I watched a documentary on PBS last evening about the influenza epidemic of 1918. That flu peaked in November, and Dad would have turned nine the preceding April. I recall him telling me that he was sent by his parents to take care of an uncle and aunt and their children, who all had the flu. Compared to the expectations we have today of nine-year-olds, it's hard imagine what a grown-up child he must have been.

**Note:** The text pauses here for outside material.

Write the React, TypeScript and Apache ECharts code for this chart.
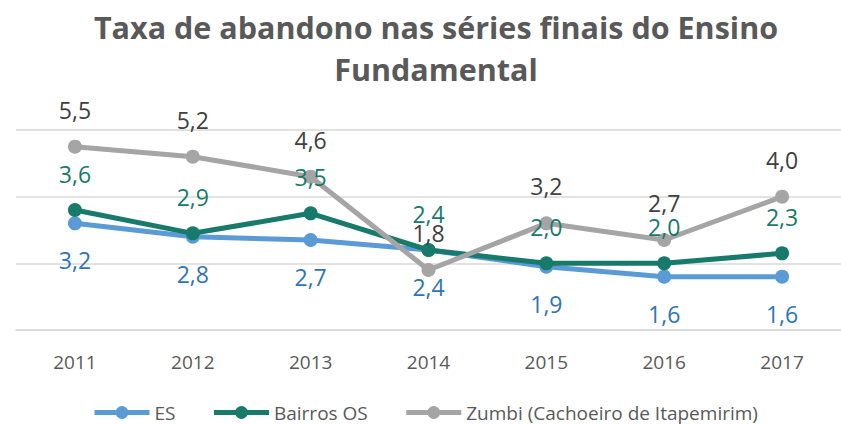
import React, { useEffect, useRef } from "react";
import * as echarts from "echarts";

const categories = ["2011", "2012", "2013", "2014", "2015", "2016", "2017"];
const esValues = [3.2, 2.8, 2.7, 2.4, 1.9, 1.6, 1.6];
const bairrosValues = [3.6, 2.9, 3.5, 2.4, 2.0, 2.0, 2.3];
const zumbiValues = [5.5, 5.2, 4.6, 1.8, 3.2, 2.7, 4.0];
const seriesNames = ["ES", "Bairros OS", "Zumbi (Cachoeiro de Itapemirim)"];
const titleText = "Taxa de abandono nas séries finais do Ensino\nFundamental";

const FONT = "'Open Sans', 'Noto Sans', sans-serif";

const fmt = (p: any) => Number(p.value).toFixed(1).replace(".", ",");

export default function App() {
  const ref = useRef<HTMLDivElement>(null);
  useEffect(() => {
    if (!ref.current) return;
    const chart = echarts.init(ref.current, undefined, { renderer: "svg" });
    const lineSeries = (name: string, data: number[], color: string, z: number) => ({
      name,
      type: "line",
      data,
      z,
      symbol: "circle",
      symbolSize: 14,
      lineStyle: { width: 5, color },
      itemStyle: { color },
      label: { show: false },
    });
    const labelSeries = (name: string, data: number[], labelColor: string, pos: string, dist: number) => ({
      name,
      type: "line",
      data,
      z: 10,
      symbol: "circle",
      symbolSize: 1,
      itemStyle: { color: "rgba(0,0,0,0)", borderWidth: 0 },
      lineStyle: { color: "rgba(0,0,0,0)", width: 0 },
      silent: true,
      label: {
        show: true,
        position: pos,
        distance: dist,
        formatter: fmt,
        fontFamily: FONT,
        fontSize: 23,
        color: labelColor,
      },
    });
    chart.setOption({
      animation: false,
      graphic: [
        {
          type: "text",
          x: 436,
          y: 6,
          style: {
            text: titleText,
            textAlign: "center",
            textVerticalAlign: "top",
            fontFamily: FONT,
            fontWeight: "bold",
            fontSize: 30.5,
            lineHeight: 42,
            fill: "#595959",
          },
        },
      ],
      legend: {
        top: 398,
        left: 87,
        itemWidth: 55,
        itemHeight: 16,
        itemGap: 36,
        lineStyle: { width: 5 },
        textStyle: { fontFamily: FONT, fontSize: 19, color: "#595959" },
        data: seriesNames,
      },
      grid: { left: 16, top: 130, width: 843, bottom: 94, containLabel: false },
      xAxis: {
        type: "category",
        data: categories,
        boundaryGap: true,
        axisLine: { show: true, lineStyle: { color: "#D9D9D9", width: 1.5 } },
        axisTick: { show: false },
        axisLabel: { fontFamily: FONT, fontSize: 19, color: "#595959", margin: 22 },
      },
      yAxis: {
        type: "value",
        min: 0,
        max: 6,
        interval: 2,
        axisLabel: { show: false },
        axisLine: { show: false },
        axisTick: { show: false },
        splitLine: { lineStyle: { color: "#D9D9D9", width: 1.5 } },
      },
      series: [
        lineSeries(seriesNames[0], esValues, "#5B9BD5", 2),
        lineSeries(seriesNames[1], bairrosValues, "#177A6A", 3),
        lineSeries(seriesNames[2], zumbiValues, "#A5A5A5", 4),
        labelSeries("ES rótulos", esValues, "#2E75B6", "bottom", 25),
        labelSeries("Bairros OS rótulos", bairrosValues, "#177A6A", "top", 24),
        labelSeries("Zumbi rótulos", zumbiValues, "#404040", "top", 25),
      ],
    });
    return () => chart.dispose();
  }, []);
  return (
    <div
      ref={ref}
      style={{ position: "fixed", left: 0, top: 0, width: 841, height: 424, background: "#fff" }}
    />
  );
}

The first Martin Luther King Day

Yesterday was Martin Luther King Day. When he was killed, I had just moved to Panama City, Florida. I had been hired to teach in the local high school. On the day of King's funeral, very few, if any, of the black kids came to school . . . when they returned to school the next day, their reason for missing was "to attend a funeral". We (the faculty) had been advised to totally avoid the subject of Martin Luther King in class (can you imagine?). I found it impossible to do. All my classes had rip-roaring discussion.

Gary told me that his company used to excuse workers for MLK Day . . . but they were really upset if any white guys didn't come to work. Again, amazing.

Wednesday, January 13, 2010

Du Maurier

I just finished a Daphne Du Maurier book and gee whiz, it was GOOD. I had forgotten. This one was My Cousin Rachel. At some point in the past I read Rebecca and Jamaica Inn. I'm sure Du Maurier is only considered a popular novelist . . . but I'm also sure she was hard to categorize. Mystery? Crime? Romance? Anyway it was well worth it.

Friday, January 1, 2010

Bye, Bye December 2009

I have just managed to take a picture of our tree on the day we're taking it down.

I DID get to go to Raleigh, NC for a week of art lessons back in November. Great time! Four different instructors. I want to try that again in a couple of years. One of the instructors (Karlyn Holman) will be in Louisville this spring for a week (hosted by the Kentucky Watercolor Society) and I'm looking forward to that class in March.

I was ill the second week in December with no explanation (yet) about what caused it. Frieda and I had tentative plans to go to Williamsburg while she was on break from Delta State, but I was sick and her father passed away, so that didn't happen.

My mother always told me that what you do on New Year's Day is what you'll spend your time on the rest of the year . . . so I"m ripping around trying to do a bit of anything and everything I might enjoy. It certainly IS wonderful to leave this decade behind.